논문 상세정보

한국어 특수 말뭉치의 구축 현황과 그 특징 - 21세기 세종계획의 성과를 중심으로

The Status and Characteristics of Korean Specialized Corpus

한국사전학 = Journal of Korealex no.12 , 2008년, pp.41 - 60  

This paper examines the current status of Korean specialized corpus focusing on the 〈21 st Century Sejong Project〉 Special Data Division. The objectives of the specialized corpus, fields of application, and other detailed information such as a size, construction, and other specific features were discussed in this paper. Korean specialized corpus was planned to expand the boundaries of existing corpora composed of "contemporary Korean written language" and to make a database that contains Korean language resources as a whole by comprising the variations across time and space as well as spoken and written language.
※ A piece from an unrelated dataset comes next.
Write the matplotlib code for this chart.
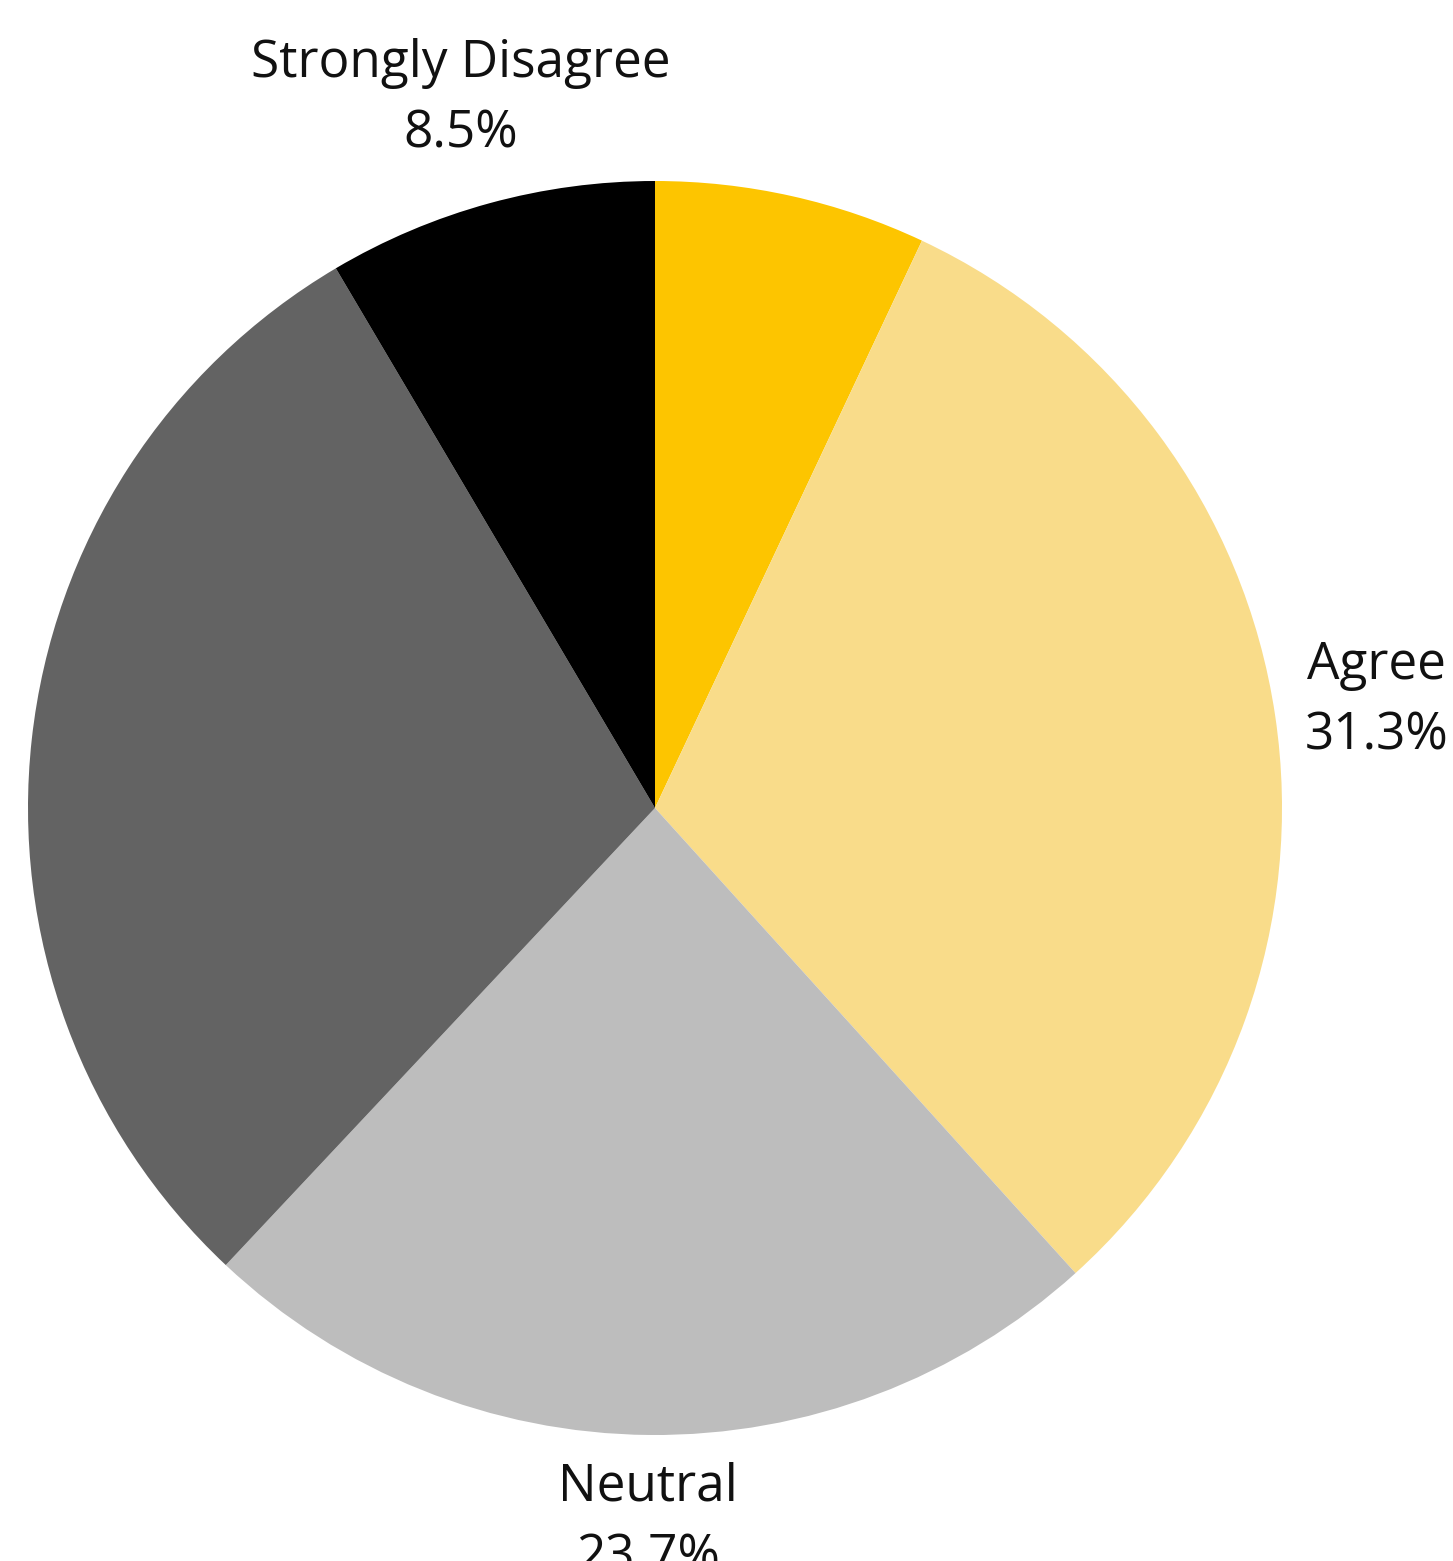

In addition to expanding the written language corpora which include data from 15th century to the present time, the data of both south and north Korea and China and former Soviet republics, the project developed -a large-scale spoken language corpus consisting of contemporary Korean natural locutionary acts, which not only made the research on colloquial language possible but research on- comparative study of spoken and written language feasible as well. When developing multi-lingual parallel corpora, the diversity of the contents and the quality of translation was considered in a great measure, so that we could use a high quality parallel corpus. Additionally, it is regarded as desirable to take steps to get the permission from the authors for the use of data in research and technology development.